URL Encoder/Decoder

Encode or decode URLs and query strings in real-time, both directions.

Everything runs in your browser. Your data never leaves your device.

Common Use Cases

Encode a query string parameter that contains special characters before appending it to a URL
Decode a URL-encoded string from an HTTP request log to read it as plain text
Fix a link that is broken because of unencoded spaces or ampersands
Debug a double-encoded URL by decoding it twice to find the original value

About URL Encoder/Decoder

URL encoding (also called percent-encoding) converts characters that are not safe to use in a URL into a format that can be transmitted over the internet. Every unsafe character is replaced with a percent sign followed by its two-digit hexadecimal ASCII code.
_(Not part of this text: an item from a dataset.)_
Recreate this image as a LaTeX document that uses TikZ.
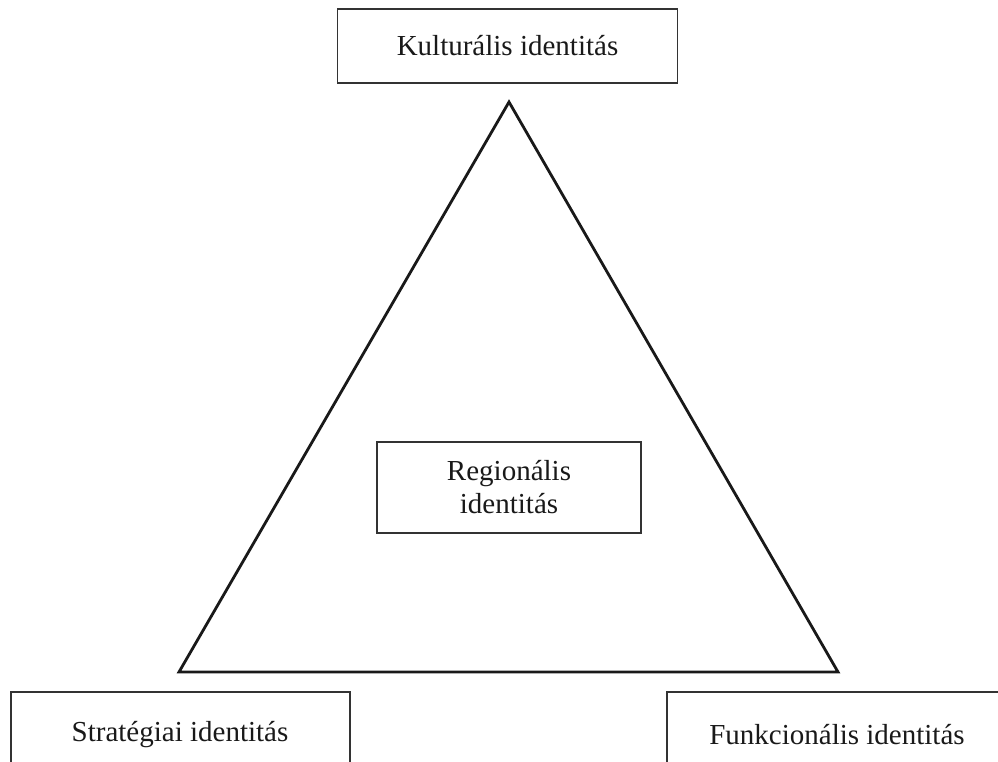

A space becomes `%20`, an at-sign becomes `%40`, a forward slash becomes `%2F`, and so on.

This matters because URLs can only contain a limited set of characters as defined by RFC 3986: letters (A-Z, a-z), digits (0-9), and the special characters `-_.~`. Everything else must be percent-encoded. When you include a query parameter containing special characters — like a search term with spaces or an email address with an @ symbol — those characters must be encoded. Many bugs in web applications stem from improperly encoded or doubly-encoded URL parameters.

There's an important distinction between `encodeURIComponent` and `encodeURI` in JavaScript. `encodeURIComponent` encodes everything except letters, digits, and `-_.!~*'()`, making it suitable for encoding individual query parameter values. `encodeURI` leaves characters that are valid as part of a complete URL structure (like `/`, `?`, `=`, `&`) un-encoded — it's for encoding full URLs. This tool uses encodeURIComponent semantics for encoding query string values, which is the correct choice for most developer use cases.

Double-encoding is a common mistake: encoding an already-encoded string converts the `%` sign into `%25`, turning `%20` into `%2520`. This tool shows you the decoded result in real time so you can spot double-encoding immediately.